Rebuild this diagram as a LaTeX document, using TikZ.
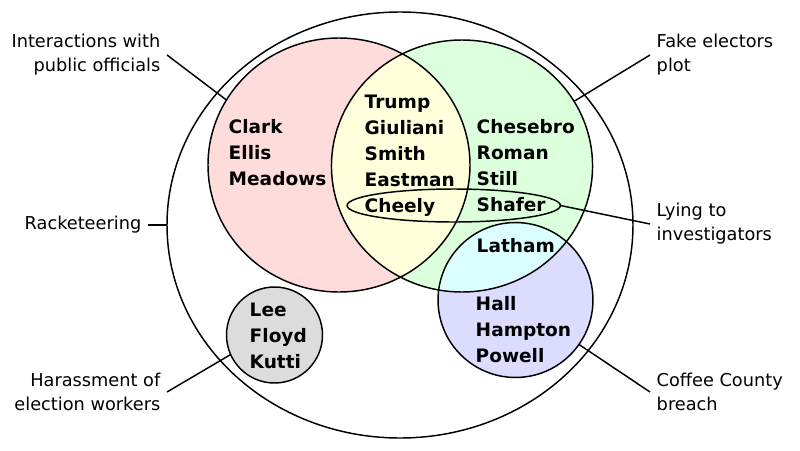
\documentclass[tikz,border=0pt]{standalone}
\usepackage{fontspec}
\setmainfont{DejaVu Sans}
\usetikzlibrary{shapes.geometric}
\definecolor{redset}{HTML}{FFDCDC}
\definecolor{greenset}{HTML}{DCFFDC}
\definecolor{yellowset}{HTML}{FFFFDC}
\definecolor{blueset}{HTML}{DCDCFF}
\definecolor{cyanset}{HTML}{DCFFFF}
\definecolor{grayset}{HTML}{DCDCDC}
\tikzset{
    venn/.style={line width=1.1pt},
    set/.style={ellipse, draw, inner sep=0pt, outer sep=0pt},
    names/.style={font=\bfseries\fontsize{13.9}{19.5}\selectfont, align=left,
                     anchor=north west, inner sep=0pt},
    tag/.style={font=\fontsize{13.3}{18}\selectfont, inner sep=4.5pt},
    }
\begin{document}
\begin{tikzpicture}[x=0.75pt,y=-0.75pt,venn]
    \useasboundingbox (0,0) rectangle (800,450);
    % fills
    \fill[redset] (339,165) ellipse [x radius=98.25pt, y radius=95.25pt];
    \fill[greenset] (462,166) ellipse [x radius=97.9pt, y radius=94.5pt];
    \begin{scope}
        \clip (339,165) ellipse [x radius=98.25pt, y radius=95.25pt];
        \fill[yellowset] (462,166) ellipse [x radius=97.9pt, y radius=94.5pt];
    \end{scope}
    \fill[blueset] (515.5,300) circle [radius=58.1pt];
    \begin{scope}
        \clip (462,166) ellipse [x radius=97.9pt, y radius=94.5pt];
        \fill[cyanset] (515.5,300) circle [radius=58.1pt];
    \end{scope}
    \fill[grayset] (274.5,335) circle [radius=36pt];

    % sets
    \node[set, minimum width=349.5pt, minimum height=319.5pt] (rico) at (400,225) {};
    \node[set, minimum width=196.5pt, minimum height=190.5pt] (officials) at (339,165) {};
    \node[set, minimum width=195.8pt, minimum height=189pt] (electors) at (462,166) {};
    \node[set, minimum width=160pt, minimum height=24.75pt] (lying) at (453.75,205.5) {};
    \node[set, minimum size=116.2pt] (coffee) at (515.5,300) {};
    \node[set, minimum size=72pt] (workers) at (274.5,335) {};

    % names
    \node[names] (clark) at (228,119) {Clark\\Ellis\\Meadows};
    \node[names] (trump) at (364,94.5) {Trump\\Giuliani\\Smith\\Eastman\\Cheely};
    \node[names] (chesebro) at (476,119) {Chesebro\\Roman\\Still\\Shafer};
    \node[names] (latham) at (476,238) {Latham};
    \node[names] (hall) at (475,296) {Hall\\Hampton\\Powell};
    \node[names] (lee) at (249,302.5) {Lee\\Floyd\\Kutti};

    % labels
    \node[tag, anchor=east, align=right] (officialstag) at (167,55) {Interactions with\\public officials};
    \node[tag, anchor=east] (ricotag) at (148,225) {Racketeering};
    \node[tag, anchor=east, align=right] (workerstag) at (167,392) {Harassment of\\election workers};
    \node[tag, anchor=west, align=left] (electorstag) at (650,55) {Fake electors\\plot};
    \node[tag, anchor=west, align=left] (lyingtag) at (650,224) {Lying to\\investigators};
    \node[tag, anchor=west, align=left] (coffeetag) at (650,392) {Coffee County\\breach};

    \draw (officialstag.east) -- (officials.150);
    \draw (ricotag.east) -- (rico.west);
    \draw (workerstag.east) -- (workers.204);
    \draw (electorstag.west) -- (electors.30);
    \draw (lyingtag.west) -- (lying.east);
    \draw (coffeetag.west) -- (coffee.325);
\end{tikzpicture}
\end{document}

____

:: Task details ::
Except for the pictures, reproduce every line exactly.

:: Answer to the exercise ::
Rebuild this diagram as a LaTeX document, using TikZ.
\documentclass[tikz,border=0pt]{standalone}
\usepackage{fontspec}
\setmainfont{DejaVu Sans}
\usetikzlibrary{shapes.geometric}
\definecolor{redset}{HTML}{FFDCDC}
\definecolor{greenset}{HTML}{DCFFDC}
\definecolor{yellowset}{HTML}{FFFFDC}
\definecolor{blueset}{HTML}{DCDCFF}
\definecolor{cyanset}{HTML}{DCFFFF}
\definecolor{grayset}{HTML}{DCDCDC}
\tikzset{
    venn/.style={line width=1.1pt},
    set/.style={ellipse, draw, inner sep=0pt, outer sep=0pt},
    names/.style={font=\bfseries\fontsize{13.9}{19.5}\selectfont, align=left,
                     anchor=north west, inner sep=0pt},
    tag/.style={font=\fontsize{13.3}{18}\selectfont, inner sep=4.5pt},
    }
\begin{document}
\begin{tikzpicture}[x=0.75pt,y=-0.75pt,venn]
    \useasboundingbox (0,0) rectangle (800,450);
    % fills
    \fill[redset] (339,165) ellipse [x radius=98.25pt, y radius=95.25pt];
    \fill[greenset] (462,166) ellipse [x radius=97.9pt, y radius=94.5pt];
    \begin{scope}
        \clip (339,165) ellipse [x radius=98.25pt, y radius=95.25pt];
        \fill[yellowset] (462,166) ellipse [x radius=97.9pt, y radius=94.5pt];
    \end{scope}
    \fill[blueset] (515.5,300) circle [radius=58.1pt];
    \begin{scope}
        \clip (462,166) ellipse [x radius=97.9pt, y radius=94.5pt];
        \fill[cyanset] (515.5,300) circle [radius=58.1pt];
    \end{scope}
    \fill[grayset] (274.5,335) circle [radius=36pt];

    % sets
    \node[set, minimum width=349.5pt, minimum height=319.5pt] (rico) at (400,225) {};
    \node[set, minimum width=196.5pt, minimum height=190.5pt] (officials) at (339,165) {};
    \node[set, minimum width=195.8pt, minimum height=189pt] (electors) at (462,166) {};
    \node[set, minimum width=160pt, minimum height=24.75pt] (lying) at (453.75,205.5) {};
    \node[set, minimum size=116.2pt] (coffee) at (515.5,300) {};
    \node[set, minimum size=72pt] (workers) at (274.5,335) {};

    % names
    \node[names] (clark) at (228,119) {Clark\\Ellis\\Meadows};
    \node[names] (trump) at (364,94.5) {Trump\\Giuliani\\Smith\\Eastman\\Cheely};
    \node[names] (chesebro) at (476,119) {Chesebro\\Roman\\Still\\Shafer};
    \node[names] (latham) at (476,238) {Latham};
    \node[names] (hall) at (475,296) {Hall\\Hampton\\Powell};
    \node[names] (lee) at (249,302.5) {Lee\\Floyd\\Kutti};

    % labels
    \node[tag, anchor=east, align=right] (officialstag) at (167,55) {Interactions with\\public officials};
    \node[tag, anchor=east] (ricotag) at (148,225) {Racketeering};
    \node[tag, anchor=east, align=right] (workerstag) at (167,392) {Harassment of\\election workers};
    \node[tag, anchor=west, align=left] (electorstag) at (650,55) {Fake electors\\plot};
    \node[tag, anchor=west, align=left] (lyingtag) at (650,224) {Lying to\\investigators};
    \node[tag, anchor=west, align=left] (coffeetag) at (650,392) {Coffee County\\breach};

    \draw (officialstag.east) -- (officials.150);
    \draw (ricotag.east) -- (rico.west);
    \draw (workerstag.east) -- (workers.204);
    \draw (electorstag.west) -- (electors.30);
    \draw (lyingtag.west) -- (lying.east);
    \draw (coffeetag.west) -- (coffee.325);
\end{tikzpicture}
\end{document}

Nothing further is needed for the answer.